PROVIDED DATA »
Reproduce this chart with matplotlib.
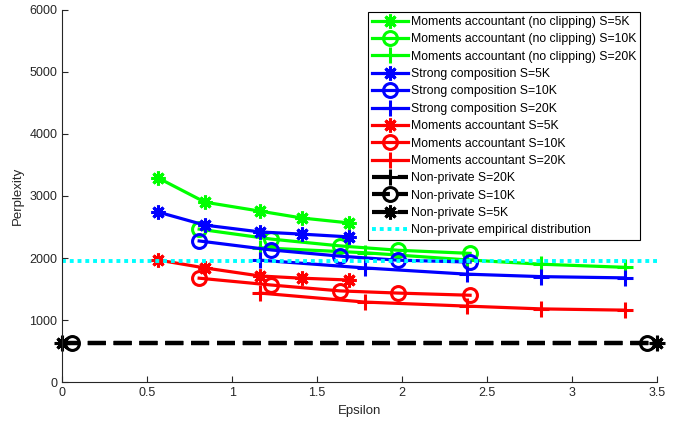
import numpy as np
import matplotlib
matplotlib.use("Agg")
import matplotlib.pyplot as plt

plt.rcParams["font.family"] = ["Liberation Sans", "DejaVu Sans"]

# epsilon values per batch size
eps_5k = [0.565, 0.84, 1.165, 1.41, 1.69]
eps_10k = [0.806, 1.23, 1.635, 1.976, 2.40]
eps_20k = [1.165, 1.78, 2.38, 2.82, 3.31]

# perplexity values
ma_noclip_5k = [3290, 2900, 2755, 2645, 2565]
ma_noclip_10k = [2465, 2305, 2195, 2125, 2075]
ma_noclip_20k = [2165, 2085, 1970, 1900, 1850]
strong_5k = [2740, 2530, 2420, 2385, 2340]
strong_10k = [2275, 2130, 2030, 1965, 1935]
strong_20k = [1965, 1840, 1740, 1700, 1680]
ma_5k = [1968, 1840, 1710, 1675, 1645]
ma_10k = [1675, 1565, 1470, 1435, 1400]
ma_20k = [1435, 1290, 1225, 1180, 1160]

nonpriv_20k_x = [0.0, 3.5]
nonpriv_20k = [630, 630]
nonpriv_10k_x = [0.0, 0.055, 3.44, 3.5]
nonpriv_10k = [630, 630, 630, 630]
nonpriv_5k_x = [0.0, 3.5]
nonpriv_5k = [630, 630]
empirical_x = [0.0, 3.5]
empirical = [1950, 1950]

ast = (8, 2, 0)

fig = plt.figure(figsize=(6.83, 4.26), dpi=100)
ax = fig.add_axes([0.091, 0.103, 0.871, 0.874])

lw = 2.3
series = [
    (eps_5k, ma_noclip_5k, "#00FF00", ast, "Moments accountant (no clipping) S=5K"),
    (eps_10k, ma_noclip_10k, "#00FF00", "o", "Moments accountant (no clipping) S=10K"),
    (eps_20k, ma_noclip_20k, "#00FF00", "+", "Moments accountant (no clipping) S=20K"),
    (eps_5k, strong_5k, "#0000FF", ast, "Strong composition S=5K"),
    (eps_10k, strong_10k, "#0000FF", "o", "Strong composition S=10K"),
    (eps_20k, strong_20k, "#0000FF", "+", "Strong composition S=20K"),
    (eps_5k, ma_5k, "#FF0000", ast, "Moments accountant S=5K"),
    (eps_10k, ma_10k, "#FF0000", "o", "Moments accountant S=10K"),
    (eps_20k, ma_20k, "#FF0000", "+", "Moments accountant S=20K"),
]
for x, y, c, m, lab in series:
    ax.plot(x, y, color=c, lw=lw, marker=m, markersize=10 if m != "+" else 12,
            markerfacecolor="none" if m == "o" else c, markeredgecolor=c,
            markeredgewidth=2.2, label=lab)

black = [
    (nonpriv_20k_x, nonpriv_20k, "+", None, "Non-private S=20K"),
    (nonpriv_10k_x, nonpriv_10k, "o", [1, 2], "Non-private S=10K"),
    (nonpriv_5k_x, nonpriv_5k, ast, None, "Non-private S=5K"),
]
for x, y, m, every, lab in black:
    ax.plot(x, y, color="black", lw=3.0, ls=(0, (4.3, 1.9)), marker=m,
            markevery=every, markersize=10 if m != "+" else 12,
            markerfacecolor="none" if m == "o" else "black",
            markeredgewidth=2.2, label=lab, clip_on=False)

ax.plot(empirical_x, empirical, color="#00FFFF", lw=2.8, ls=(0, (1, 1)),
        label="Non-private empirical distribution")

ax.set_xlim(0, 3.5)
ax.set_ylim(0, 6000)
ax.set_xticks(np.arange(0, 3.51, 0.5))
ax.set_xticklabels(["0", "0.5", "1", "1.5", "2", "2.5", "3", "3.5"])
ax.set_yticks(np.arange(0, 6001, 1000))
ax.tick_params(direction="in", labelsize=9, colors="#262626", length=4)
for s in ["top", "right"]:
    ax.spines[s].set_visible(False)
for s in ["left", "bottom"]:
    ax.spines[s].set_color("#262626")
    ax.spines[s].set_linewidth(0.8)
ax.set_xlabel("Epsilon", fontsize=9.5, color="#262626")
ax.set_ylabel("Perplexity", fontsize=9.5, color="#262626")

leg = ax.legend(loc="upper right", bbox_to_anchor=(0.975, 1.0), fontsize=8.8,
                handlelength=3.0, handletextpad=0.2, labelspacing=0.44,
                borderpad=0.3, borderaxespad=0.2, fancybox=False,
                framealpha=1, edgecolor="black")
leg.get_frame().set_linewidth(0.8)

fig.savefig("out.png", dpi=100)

AIM »
Repeat the full listing above exactly, with no pictures in the copy.

THE RESPONSE »
Reproduce this chart with matplotlib.
import numpy as np
import matplotlib
matplotlib.use("Agg")
import matplotlib.pyplot as plt

plt.rcParams["font.family"] = ["Liberation Sans", "DejaVu Sans"]

# epsilon values per batch size
eps_5k = [0.565, 0.84, 1.165, 1.41, 1.69]
eps_10k = [0.806, 1.23, 1.635, 1.976, 2.40]
eps_20k = [1.165, 1.78, 2.38, 2.82, 3.31]

# perplexity values
ma_noclip_5k = [3290, 2900, 2755, 2645, 2565]
ma_noclip_10k = [2465, 2305, 2195, 2125, 2075]
ma_noclip_20k = [2165, 2085, 1970, 1900, 1850]
strong_5k = [2740, 2530, 2420, 2385, 2340]
strong_10k = [2275, 2130, 2030, 1965, 1935]
strong_20k = [1965, 1840, 1740, 1700, 1680]
ma_5k = [1968, 1840, 1710, 1675, 1645]
ma_10k = [1675, 1565, 1470, 1435, 1400]
ma_20k = [1435, 1290, 1225, 1180, 1160]

nonpriv_20k_x = [0.0, 3.5]
nonpriv_20k = [630, 630]
nonpriv_10k_x = [0.0, 0.055, 3.44, 3.5]
nonpriv_10k = [630, 630, 630, 630]
nonpriv_5k_x = [0.0, 3.5]
nonpriv_5k = [630, 630]
empirical_x = [0.0, 3.5]
empirical = [1950, 1950]

ast = (8, 2, 0)

fig = plt.figure(figsize=(6.83, 4.26), dpi=100)
ax = fig.add_axes([0.091, 0.103, 0.871, 0.874])

lw = 2.3
series = [
    (eps_5k, ma_noclip_5k, "#00FF00", ast, "Moments accountant (no clipping) S=5K"),
    (eps_10k, ma_noclip_10k, "#00FF00", "o", "Moments accountant (no clipping) S=10K"),
    (eps_20k, ma_noclip_20k, "#00FF00", "+", "Moments accountant (no clipping) S=20K"),
    (eps_5k, strong_5k, "#0000FF", ast, "Strong composition S=5K"),
    (eps_10k, strong_10k, "#0000FF", "o", "Strong composition S=10K"),
    (eps_20k, strong_20k, "#0000FF", "+", "Strong composition S=20K"),
    (eps_5k, ma_5k, "#FF0000", ast, "Moments accountant S=5K"),
    (eps_10k, ma_10k, "#FF0000", "o", "Moments accountant S=10K"),
    (eps_20k, ma_20k, "#FF0000", "+", "Moments accountant S=20K"),
]
for x, y, c, m, lab in series:
    ax.plot(x, y, color=c, lw=lw, marker=m, markersize=10 if m != "+" else 12,
            markerfacecolor="none" if m == "o" else c, markeredgecolor=c,
            markeredgewidth=2.2, label=lab)

black = [
    (nonpriv_20k_x, nonpriv_20k, "+", None, "Non-private S=20K"),
    (nonpriv_10k_x, nonpriv_10k, "o", [1, 2], "Non-private S=10K"),
    (nonpriv_5k_x, nonpriv_5k, ast, None, "Non-private S=5K"),
]
for x, y, m, every, lab in black:
    ax.plot(x, y, color="black", lw=3.0, ls=(0, (4.3, 1.9)), marker=m,
            markevery=every, markersize=10 if m != "+" else 12,
            markerfacecolor="none" if m == "o" else "black",
            markeredgewidth=2.2, label=lab, clip_on=False)

ax.plot(empirical_x, empirical, color="#00FFFF", lw=2.8, ls=(0, (1, 1)),
        label="Non-private empirical distribution")

ax.set_xlim(0, 3.5)
ax.set_ylim(0, 6000)
ax.set_xticks(np.arange(0, 3.51, 0.5))
ax.set_xticklabels(["0", "0.5", "1", "1.5", "2", "2.5", "3", "3.5"])
ax.set_yticks(np.arange(0, 6001, 1000))
ax.tick_params(direction="in", labelsize=9, colors="#262626", length=4)
for s in ["top", "right"]:
    ax.spines[s].set_visible(False)
for s in ["left", "bottom"]:
    ax.spines[s].set_color("#262626")
    ax.spines[s].set_linewidth(0.8)
ax.set_xlabel("Epsilon", fontsize=9.5, color="#262626")
ax.set_ylabel("Perplexity", fontsize=9.5, color="#262626")

leg = ax.legend(loc="upper right", bbox_to_anchor=(0.975, 1.0), fontsize=8.8,
                handlelength=3.0, handletextpad=0.2, labelspacing=0.44,
                borderpad=0.3, borderaxespad=0.2, fancybox=False,
                framealpha=1, edgecolor="black")
leg.get_frame().set_linewidth(0.8)

fig.savefig("out.png", dpi=100)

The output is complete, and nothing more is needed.